Plants prefer slightly acidic soils.  While these can occasionally be found in Houston it ‘s more likely your soil pH will be around 8.0 ( slightly basic ).  Changing a soils pH long term by a more than a small amount is unlikely.  But you can add lime ( makes soil more basic ) or sulfur ( makes soil more acidic ) to help.  If you have basic soil add some peat moss each time you plant a new plant to help reduce the soil pH.

Worms help, you can purchase live worms, or as I do add worm castings to your garden each year.  It seems to attract them.  I always find more worms in areas I ‘ve added castings.

If you work clay soil while it is wet, it is likely to compact on you forming a brick like substance that your plant’s roots will be unable to push through.  Wait until the soil it dry to work it.  Or as we did up north lay out 12″ planks and walk/stand/kneel on them to work.

To convert lawn to garden:

1) Apply RoundUp or another weed killer about a week before prepping an area.

2) Scrape off sod

3) Add soil amendments ( 3″-6″ deep ) and work into soil about 12″ deep

The easiest way to work soil additives into the soil is to dig a 12″ trench, then dig a second trench right next to it, filling the first trench with the soil from first plus additives.  Continue trenching your way across your new garden.


1) Apply RoundUp or another suitable weed killer about a week before prepping area

2) Lay newspaper 3-6 sheets thick across entire area

3) Cover newspapers with 6″ of soil, mulch, peat, sand, and compost

Learn more about soil:
Lessons on Soil ( 1911 Russell )
Crops and Methods for Soil Improvement ( 1912 Alva )

2 thoughts on “Prepping your garden soil

  1. I think advice for our area when it comes to vegetable gardening or cargening with annuals is pretty straightforward. But to me the more difficult question has always been what to do when trying to grow perennials in a clay soil with no natural drainage. That pretty much the situation in a good part of my garden.

    Years ago I studied this question, and the idea of raising large areas of my garden seemed impractical. So I turned to a very controversial alternative: I incorporated huge amounts of the sharpest sand I could find. Over and over I have read not to add sand because it will cause your soil to turn to brick. But my experience has been just the opposite. For example, I have one particular area that was prepared in this manner over 20 years ago, and the soil texture is still wonderful. I think the main reasons I have done so well with this method are 1. I use a very large amount of sand compared to clay:anywhere from 30 percent sand to 50 percent sand. 2. I make sure to break up the clay at a time when it is at just the right moisture level. 3. I break it up into golf ball size clods. 4 I carefully avoid walking on the areas where I have put sand.
    I have every intention of using this method in the future. My perennials seem to love it.

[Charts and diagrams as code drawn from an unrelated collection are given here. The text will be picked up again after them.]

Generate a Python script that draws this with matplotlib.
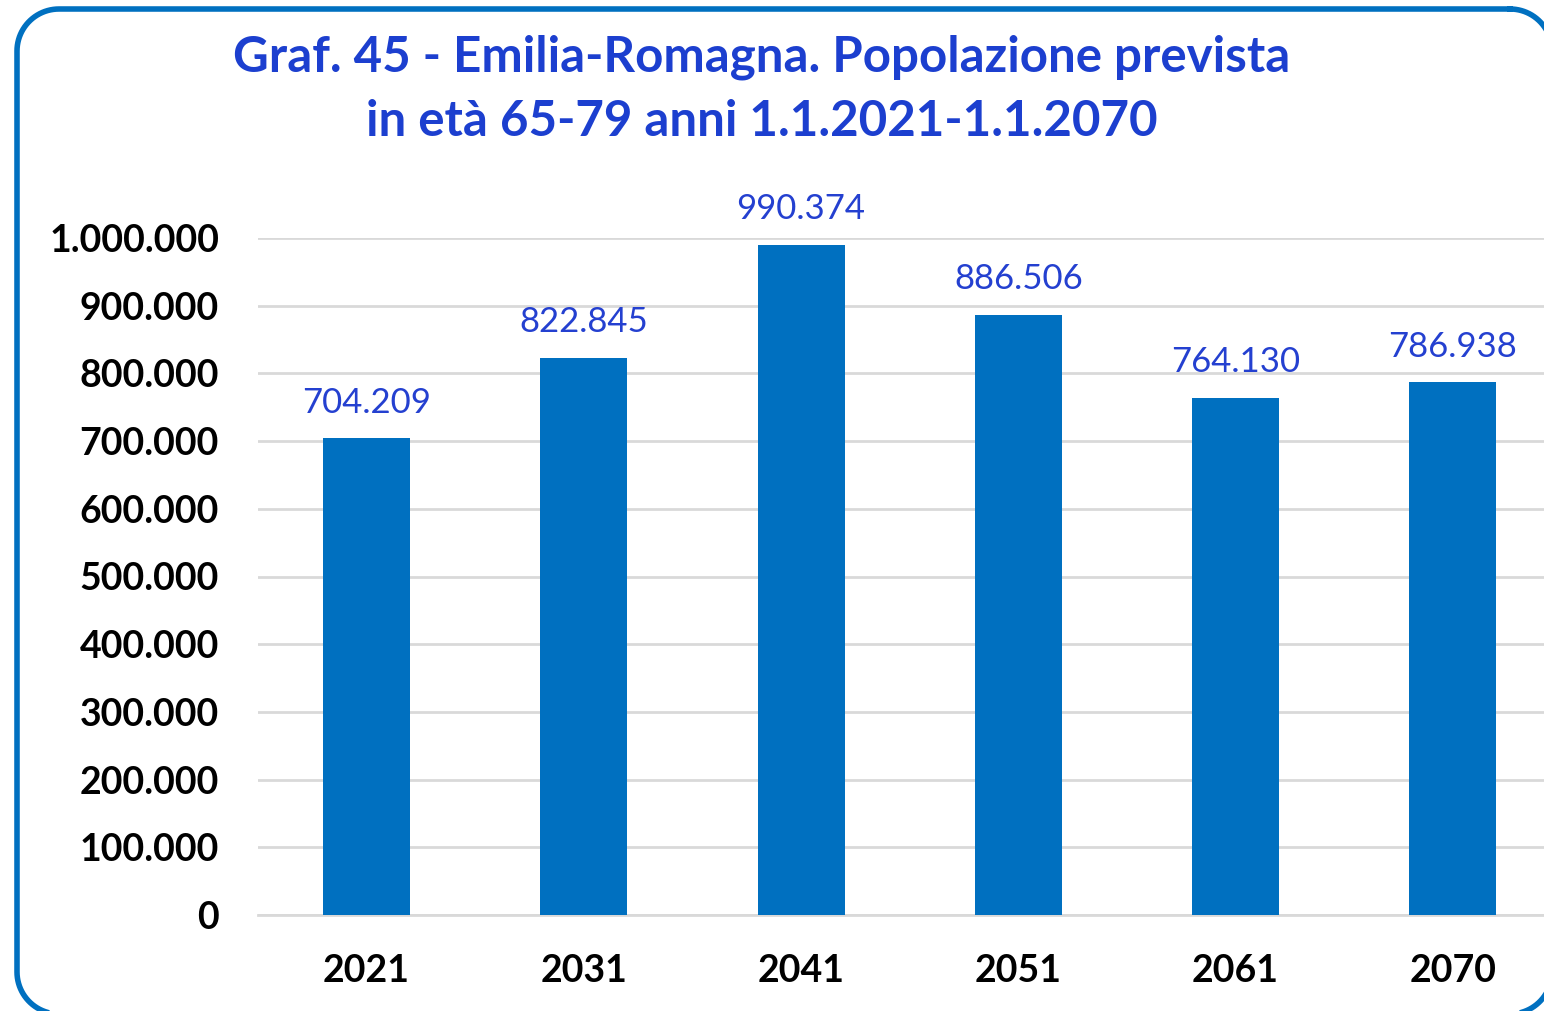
import matplotlib
matplotlib.use("Agg")
import matplotlib.pyplot as plt
import numpy as np

years = ["2021", "2031", "2041", "2051", "2061", "2070"]
popolazione = [704209, 822845, 990374, 886506, 764130, 786938]
y_ticks = [0, 100000, 200000, 300000, 400000, 500000,
           600000, 700000, 800000, 900000, 1000000]

BAR = "#0070C0"
TITLE_BLUE = "#1C3FCF"
LABEL_BLUE = "#2440D0"
GRID = "#D9D9D9"


def it_fmt(v):
    return f"{v:,}".replace(",", ".")


def rounded_outline(x0, y0, x1, y1, r, n=24):
    """Closed polyline of a rounded rectangle (y grows downward)."""
    xs, ys = [], []
    corners = [(x1 - r, y0 + r, -90, 0), (x1 - r, y1 - r, 0, 90),
               (x0 + r, y1 - r, 90, 180), (x0 + r, y0 + r, 180, 270)]
    for cx, cy, a0, a1 in corners:
        t = np.radians(np.linspace(a0, a1, n))
        xs.extend(cx + r * np.cos(t))
        ys.extend(cy + r * np.sin(t))
    xs.append(xs[0]); ys.append(ys[0])
    return xs, ys


plt.rcParams["font.family"] = ["Lato", "DejaVu Sans"]

W, H = 1544, 1011
fig = plt.figure(figsize=(W / 100, H / 100), dpi=100)
fig.patch.set_facecolor("white")

# background axes in pixel units for the rounded frame (cut off right/bottom)
bg = fig.add_axes([0, 0, 1, 1], zorder=-1)
bg.set_xlim(0, W)
bg.set_ylim(H, 0)
bg.axis("off")
fx, fy = rounded_outline(17, 9, 1552, 1014, 42)
bg.plot(fx, fy, color="#0070C0", linewidth=4, solid_joinstyle="round")

fig.text(762 / W, 1 - 57 / H, "Graf. 45 - Emilia-Romagna. Popolazione prevista",
         ha="center", va="center", fontsize=35.5, fontweight="bold", color=TITLE_BLUE)
fig.text(762 / W, 1 - 122 / H, "in età 65-79 anni 1.1.2021-1.1.2070",
         ha="center", va="center", fontsize=35.5, fontweight="bold", color=TITLE_BLUE)

ax = fig.add_axes([258 / W, 96 / H, 1 - 258 / W, 677 / H])
ax.patch.set_alpha(0)
x = list(range(len(years)))
bars = ax.bar(x, popolazione, width=0.4, color=BAR, zorder=3)

ax.set_xlim(-0.5, 5.42)
ax.set_ylim(0, 1000000)
ax.set_yticks(y_ticks)
ax.set_yticklabels([it_fmt(v) for v in y_ticks])
ax.set_xticks(x)
ax.set_xticklabels(years)
ax.grid(axis="y", color=GRID, linewidth=2, zorder=0)
for s in ("top", "right", "left"):
    ax.spines[s].set_visible(False)
ax.spines["bottom"].set_color(GRID)
ax.spines["bottom"].set_linewidth(2)
ax.tick_params(axis="both", length=0, labelsize=27, labelcolor="black")
ax.tick_params(axis="y", pad=28)
ax.tick_params(axis="x", pad=28)
for lab in ax.get_xticklabels() + ax.get_yticklabels():
    lab.set_fontweight("bold")

for b, v in zip(bars, popolazione):
    ax.annotate(it_fmt(v), (b.get_x() + b.get_width() / 2, v),
                xytext=(0, 14), textcoords="offset points",
                ha="center", va="bottom", fontsize=25, color=LABEL_BLUE,
                annotation_clip=False)

fig.savefig("out.png", dpi=100, facecolor="white")
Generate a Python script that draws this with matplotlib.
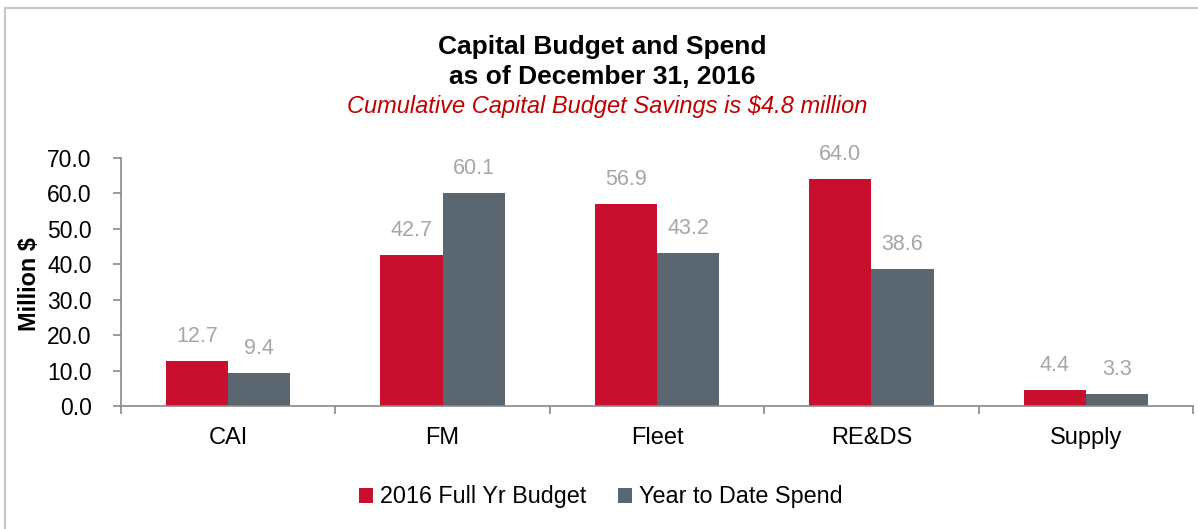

  2. I have read that you can add sharp sand or ‘bank’ sand to clay soils and it will help provided you add enough sand to make the soil half sand. I haven’t yet tried that.

    I’m glad to hear the sand works so well. Adding organics is an ongoing process because everything breaks down so quickly here. Less fast if you don’t turn the soil over when you plant, but I find that hard to do.

    Maybe I’ll try that in the next section, there’s still a 3′-4′ x 15′ area of lawn that needs to go away this year.